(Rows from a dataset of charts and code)
☆ ☆ ☆ ☆ ☆

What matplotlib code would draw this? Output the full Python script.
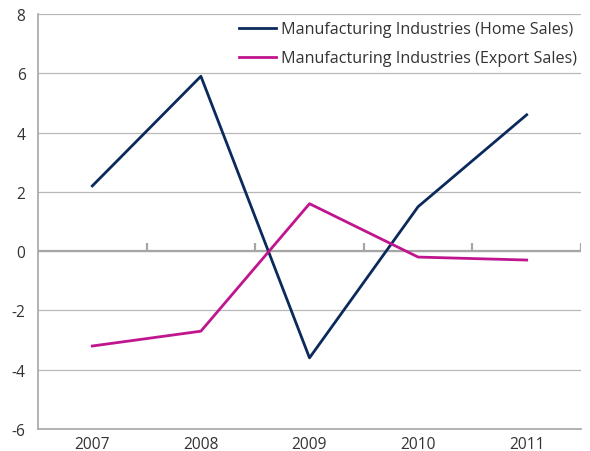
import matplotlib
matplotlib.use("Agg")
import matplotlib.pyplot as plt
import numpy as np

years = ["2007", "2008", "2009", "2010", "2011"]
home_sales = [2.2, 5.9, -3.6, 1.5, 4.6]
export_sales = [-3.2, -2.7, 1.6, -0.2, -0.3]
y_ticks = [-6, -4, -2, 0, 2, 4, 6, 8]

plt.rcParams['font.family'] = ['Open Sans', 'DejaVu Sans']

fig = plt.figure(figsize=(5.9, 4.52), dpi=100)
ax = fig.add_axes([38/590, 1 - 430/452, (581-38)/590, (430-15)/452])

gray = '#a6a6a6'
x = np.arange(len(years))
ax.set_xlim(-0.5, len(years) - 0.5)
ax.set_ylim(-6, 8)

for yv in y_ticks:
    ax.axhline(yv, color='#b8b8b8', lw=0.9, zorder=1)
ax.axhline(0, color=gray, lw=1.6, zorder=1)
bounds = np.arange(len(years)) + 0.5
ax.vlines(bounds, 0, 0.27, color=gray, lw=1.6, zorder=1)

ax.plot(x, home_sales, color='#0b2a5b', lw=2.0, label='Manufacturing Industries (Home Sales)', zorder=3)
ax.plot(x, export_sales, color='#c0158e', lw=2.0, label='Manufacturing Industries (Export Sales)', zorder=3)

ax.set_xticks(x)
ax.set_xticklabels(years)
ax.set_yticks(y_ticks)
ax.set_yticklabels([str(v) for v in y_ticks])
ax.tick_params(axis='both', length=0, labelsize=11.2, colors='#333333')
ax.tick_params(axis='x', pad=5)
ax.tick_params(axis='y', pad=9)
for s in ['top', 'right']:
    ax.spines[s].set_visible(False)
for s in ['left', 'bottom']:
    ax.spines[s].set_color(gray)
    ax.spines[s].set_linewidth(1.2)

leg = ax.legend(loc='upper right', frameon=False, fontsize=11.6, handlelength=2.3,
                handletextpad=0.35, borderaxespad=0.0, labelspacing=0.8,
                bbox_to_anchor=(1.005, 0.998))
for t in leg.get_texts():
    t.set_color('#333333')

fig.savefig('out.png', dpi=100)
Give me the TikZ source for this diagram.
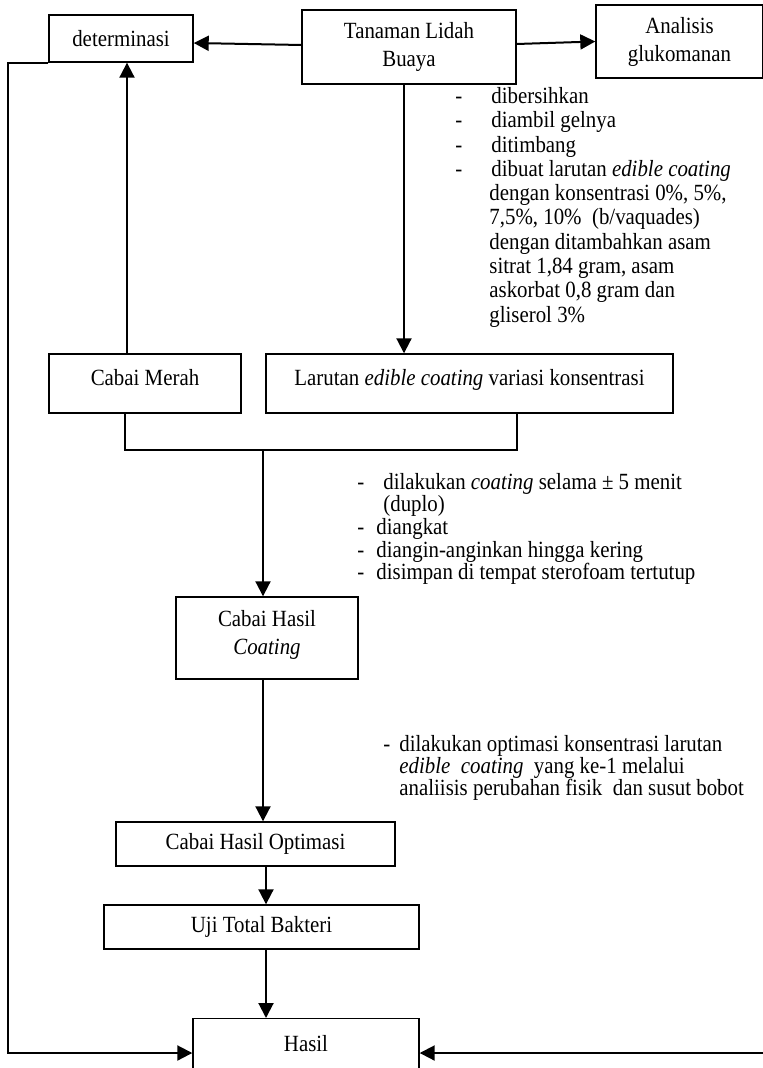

☆ ☆ ☆ ☆ ☆

Leave the pictures out, and restate exactly the lines from the start of the records through the one that contains "y_ticks = [-6, -4, -2, 0, 2, 4, 6, 8]".

▸ **Output below**
What matplotlib code would draw this? Output the full Python script.
import matplotlib
matplotlib.use("Agg")
import matplotlib.pyplot as plt
import numpy as np

years = ["2007", "2008", "2009", "2010", "2011"]
home_sales = [2.2, 5.9, -3.6, 1.5, 4.6]
export_sales = [-3.2, -2.7, 1.6, -0.2, -0.3]
y_ticks = [-6, -4, -2, 0, 2, 4, 6, 8]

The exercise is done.